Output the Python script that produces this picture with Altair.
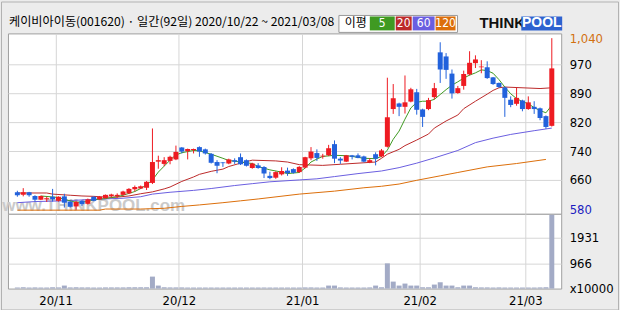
import altair as alt
import pandas as pd

# ---------------- data ----------------
holidays = ["2020-12-25", "2020-12-31", "2021-01-01", "2021-02-11", "2021-02-12", "2021-03-01"]
dates = [d for d in pd.bdate_range("2020-10-22", "2021-03-08") if d.strftime("%Y-%m-%d") not in holidays]

opens = [627, 620, 627, 617, 607, 608, 615, 604, 616, 602, 589, 604, 596, 615, 608, 611, 617, 616, 620, 624,
         635, 637, 639, 652, 709, 703, 711, 715, 747, 737, 740, 748, 742, 730, 708, 707, 704, 713, 721, 713,
         692, 699, 695, 671, 666, 675, 685, 689, 681, 693, 718, 732, 723, 726, 756, 717, 709, 726, 726, 723,
         707, 729, 723, 749, 850, 865, 856, 870, 895, 849, 850, 882, 1002, 991, 945, 893, 912, 943, 973, 962,
         962, 935, 920, 908, 875, 864, 873, 850, 856, 852, 831, 805]
highs = [631, 638, 628, 619, 618, 615, 636, 616, 623, 603, 604, 606, 610, 616, 617, 621, 623, 624, 631, 638,
         645, 645, 657, 798, 725, 721, 725, 752, 748, 744, 744, 750, 744, 732, 713, 708, 717, 718, 731, 715,
         706, 705, 697, 682, 683, 694, 693, 691, 697, 722, 748, 742, 730, 754, 766, 721, 727, 727, 731, 725,
         718, 734, 743, 934, 917, 867, 940, 907, 904, 851, 880, 920, 1029, 1000, 956, 912, 953, 1005, 994, 981,
         978, 936, 921, 910, 884, 907, 875, 884, 871, 854, 833, 1040]
lows = [615, 616, 615, 602, 606, 601, 602, 602, 586, 586, 580, 590, 594, 603, 607, 610, 613, 612, 618, 622,
        629, 636, 633, 649, 690, 697, 702, 713, 731, 715, 731, 722, 728, 704, 678, 695, 702, 703, 700, 696,
        690, 690, 665, 662, 663, 672, 671, 677, 679, 691, 713, 711, 717, 724, 705, 703, 708, 715, 718, 707,
        705, 699, 721, 747, 837, 831, 838, 868, 835, 802, 847, 876, 920, 931, 878, 891, 902, 940, 960, 946,
        931, 915, 907, 829, 855, 859, 844, 848, 837, 820, 797, 803]
closes = [619, 627, 619, 607, 617, 611, 608, 615, 599, 588, 601, 595, 608, 604, 615, 620, 621, 620, 629, 636,
          641, 643, 655, 708, 713, 713, 722, 735, 736, 743, 743, 736, 731, 706, 698, 705, 715, 709, 702, 698,
          704, 692, 677, 665, 681, 684, 678, 679, 695, 721, 736, 719, 725, 745, 717, 712, 726, 722, 719, 709,
          713, 717, 739, 828, 879, 856, 868, 903, 848, 829, 874, 906, 956, 955, 892, 906, 944, 974, 983, 964,
          933, 917, 909, 880, 861, 880, 850, 868, 850, 826, 802, 959]
volumes = [45, 50, 40, 45, 40, 40, 50, 45, 114, 45, 50, 45, 45, 40, 40, 45, 45, 45, 45, 50,
           50, 50, 50, 455, 114, 50, 45, 45, 45, 40, 40, 40, 40, 40, 40, 40, 40, 40, 40, 40,
           40, 40, 40, 40, 40, 40, 40, 40, 40, 45, 45, 40, 40, 114, 114, 45, 40, 40, 40, 40,
           45, 114, 50, 959, 265, 114, 190, 114, 114, 50, 50, 152, 240, 114, 114, 50, 114, 114, 50, 45,
           45, 40, 45, 40, 40, 40, 40, 40, 40, 45, 50, 2805]

ma5_idx = [4, 7, 8, 10, 12, 13, 15, 17, 18, 20, 21, 22, 23, 24, 25, 26, 27, 28, 30, 31, 33, 35, 36, 38, 40,
           41, 43, 45, 46, 48, 49, 50, 51, 52, 54, 56, 57, 59, 61, 62, 63, 64, 65, 66, 67, 68, 69, 70, 71,
           72, 73, 74, 75, 76, 77, 78, 79, 80, 81, 82, 83, 84, 85, 86, 87, 88, 89, 90, 91]
ma5_val = [617, 613, 608, 600, 602, 607, 610, 615, 619, 629, 637, 647, 660, 681, 697, 713, 727, 733, 739, 738,
           729, 718, 712, 708, 704, 696, 687, 681, 677, 680, 692, 708, 716, 723, 726, 725, 723, 718, 717, 723,
           740, 769, 791, 823, 853, 868, 871, 871, 876, 889, 902, 914, 923, 933, 941, 947, 955, 953, 946, 929,
           909, 891, 878, 870, 864, 854, 846, 840, 860]
ma20_idx = [0, 5, 6, 9, 11, 13, 15, 17, 19, 21, 23, 25, 26, 28, 30, 31, 33, 35, 36, 38, 40, 42, 44, 46, 48,
            52, 55, 59, 61, 62, 63, 65, 66, 68, 70, 71, 73, 75, 76, 78, 80, 81, 82, 83, 89, 91]
ma20_val = [625, 625, 622, 619, 617, 616, 614, 614, 617, 623, 628, 636, 641, 656, 668, 675, 683, 689, 696, 705,
            713, 712, 711, 708, 701, 699, 702, 706, 708, 718, 729, 742, 752, 767, 783, 799, 818, 834, 851, 871,
            890, 900, 907, 909, 905, 907]
ma60_idx = [0, 3, 8, 13, 18, 21, 23, 26, 30, 33, 37, 40, 43, 48, 51, 54, 58, 62, 65, 68, 71, 75, 78, 81, 84, 88, 91]
ma60_val = [599, 602, 604, 608, 611, 615, 622, 627, 632, 637, 645, 650, 655, 660, 663, 669, 677, 684, 693, 705,
            719, 739, 760, 772, 782, 792, 799]
ma120_idx = [0, 14, 15, 21, 25, 28, 31, 35, 38, 41, 48, 54, 59, 62, 65, 68, 72, 75, 80, 85, 90]
ma120_val = [579, 579, 582, 582, 584, 589, 593, 599, 604, 609, 622, 630, 639, 643, 649, 659, 671, 680, 695, 704, 715]

price_tick_values = [580, 660, 737.5, 815, 892.5, 970, 1040]
price_tick_labels = ["580", "660", "740", "820", "890", "970", "1,040"]
vol_tick_values = [0, 966, 1931]
vol_tick_labels = ["x10000", "966", "1931"]

title_text = "케이비아이동(001620) · 일간(92일) 2020/10/22 ~ 2021/03/08"
ma_names = ["5", "20", "60", "120"]
ma_colors = ["#3f9a22", "#bc2a2a", "#6a5ee0", "#dc6e0a"]

# ---------------- styling ----------------
RED, BLUE = "#ee1b22", "#2262dc"
GRID = "#d6d6d6"
VOLC = "#a3abc6"
FONT_NUM = "'Liberation Sans Narrow', 'Arial Narrow', 'DejaVu Sans Condensed', 'Liberation Sans', sans-serif"
FONT_KR = "'Noto Sans CJK KR', sans-serif"
FONT_LOGO = "'Liberation Sans', Arial, sans-serif"

n = len(dates)
assert n == 92
df = pd.DataFrame({"i": list(range(n)), "date": [d.strftime("%Y-%m-%d") for d in dates],
                   "open": opens, "high": highs, "low": lows, "close": closes, "vol": volumes})
df["dir"] = ["up" if c >= o else "down" for o, c in zip(opens, closes)]

month_start = [k for k in range(1, n) if dates[k].month != dates[k - 1].month]
grid_pos = [k - 0.5 for k in month_start]
grid_labels = [dates[k].strftime("%y/%m") for k in month_start]


def lab_expr(vals, labs):
    s = "''"
    for v, l in zip(vals, labs):
        s = f"datum.value == {v} ? '{l}' : (" + s + ")"
    return s


x_scale = alt.Scale(domain=[-0.75, 91.75], nice=False, zero=False)
py_scale = alt.Scale(domain=[569.2, 1052.8], nice=False, zero=False)
vy_scale = alt.Scale(domain=[0, 2843], nice=False, zero=False)

px_axis = alt.Axis(values=grid_pos, grid=True, gridColor=GRID, labels=False, ticks=False,
                   domain=False, title=None)
py_axis = alt.Axis(orient="right", values=price_tick_values,
                   labelExpr=lab_expr(price_tick_values, price_tick_labels),
                   grid=True, gridColor=GRID,
                   gridOpacity={"condition": {"test": "datum.value == 1040 || datum.value == 580", "value": 0},
                                "value": 1},
                   labelColor={"condition": [{"test": "datum.value == 1040", "value": "#d2700f"},
                                             {"test": "datum.value == 580", "value": "#1c1cc0"}],
                               "value": "#000000"},
                   ticks=False, domain=False, title=None, labelFont=FONT_NUM, labelFontSize=13,
                   labelPadding=8, labelOverlap=False, labelBaseline="middle", labelAlign="left")
vx_axis = alt.Axis(values=grid_pos, labelExpr=lab_expr(grid_pos, grid_labels), grid=True, gridColor=GRID,
                   ticks=False, domain=False, title=None, labelFont=FONT_NUM, labelFontSize=13,
                   labelPadding=6, labelFlush=False, labelOverlap=False, labelColor="#000000")
vy_axis = alt.Axis(orient="right", values=vol_tick_values, labelExpr=lab_expr(vol_tick_values, vol_tick_labels),
                   grid=True, gridColor=GRID,
                   gridOpacity={"condition": {"test": "datum.value == 0", "value": 0}, "value": 1},
                   ticks=False, domain=False, title=None, labelFont=FONT_NUM, labelFontSize=13,
                   labelPadding=8, labelOverlap=False, labelBaseline="middle", labelAlign="left",
                   labelColor="#000000")

X = alt.X("i:Q", scale=x_scale, axis=px_axis)
one = pd.DataFrame({"a": [0]})


def txt(s, x, y, size, color, font, weight="normal", align="left"):
    return alt.Chart(one).mark_text(text=s, align=align, baseline="middle", fontSize=size, font=font,
                                    fontWeight=weight, color=color).encode(x=alt.value(x), y=alt.value(y))


def box(x1, x2, y1, y2, fill, stroke=None, fill_opacity=1):
    kw = dict(fill=fill, fillOpacity=fill_opacity)
    if stroke:
        kw.update(stroke=stroke, strokeWidth=1)
    return alt.Chart(one).mark_rect(**kw).encode(x=alt.value(x1), x2=alt.value(x2),
                                                 y=alt.value(y1), y2=alt.value(y2))


watermark = txt("www.THINKPOOL.com", 86, 173, 17, "#cacaca", FONT_LOGO, "bold", "center")

ma_layers = []
for idx, val, col in [(ma120_idx, ma120_val, ma_colors[3]), (ma60_idx, ma60_val, ma_colors[2]),
                      (ma20_idx, ma20_val, ma_colors[1]), (ma5_idx, ma5_val, ma_colors[0])]:
    mdf = pd.DataFrame({"i": idx, "v": val})
    ma_layers.append(alt.Chart(mdf).mark_line(strokeWidth=1, color=col).encode(
        x=X, y=alt.Y("v:Q", scale=py_scale, axis=py_axis)))

color_enc = alt.Color("dir:N", scale=alt.Scale(domain=["up", "down"], range=[RED, BLUE]), legend=None)
wicks = alt.Chart(df).mark_rule(strokeWidth=1).encode(
    x=X, y=alt.Y("low:Q", scale=py_scale, axis=py_axis), y2="high:Q", color=color_enc)
bodies = alt.Chart(df).mark_bar(size=5).encode(
    x=X, y=alt.Y("open:Q", scale=py_scale, axis=py_axis), y2="close:Q", color=color_enc)

header = [txt(title_text, 1, -11, 12.2, "#000000", FONT_KR),
          box(332, 451, -18, -1, "white", "#9a9a9a"),
          txt("이평", 349, -10, 12, "#000000", FONT_KR, align="center")]
legend_x = [(363, 388), (389, 405), (406, 428), (429, 449)]
for (x1, x2), name, col in zip(legend_x, ma_names, ma_colors):
    header.append(box(x1, x2, -17, -3, col))
    header.append(txt(name, (x1 + x2) / 2, -10, 12, "white", FONT_NUM, align="center"))
header += [txt("THINK", 473, -10, 15, "#111111", FONT_LOGO, "bold"),
           box(515, 556, -17, -3, "#2e62d0"),
           txt("POOL", 535.5, -10, 14, "white", FONT_LOGO, "bold", "center"),
           box(-6.5, 612.5, -31.5, 277.5, "#ececec", "#b2b2b2", 0)]

price = alt.layer(watermark, *ma_layers, wicks, bodies, *header).properties(width=555, height=181)

volume = alt.Chart(df).mark_bar(size=5, color=VOLC).encode(
    x=alt.X("i:Q", scale=x_scale, axis=vx_axis),
    y=alt.Y("vol:Q", scale=vy_scale, axis=vy_axis)).properties(width=555, height=75)

chart = alt.vconcat(price, volume, spacing=0, bounds="flush").properties(padding=0).configure(
    background="#ececec").configure_view(stroke="#a0a0a0", strokeWidth=1, fill="white")

chart.save("out.html", embed_options={"renderer": "svg", "actions": False})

* What the exercise asks
Reproduce only the lines from the beginning of the data through the line that contains "import pandas as pd", both included, and please drop the pictures.

* Solution to this exercise
Output the Python script that produces this picture with Altair.
import altair as alt
import pandas as pd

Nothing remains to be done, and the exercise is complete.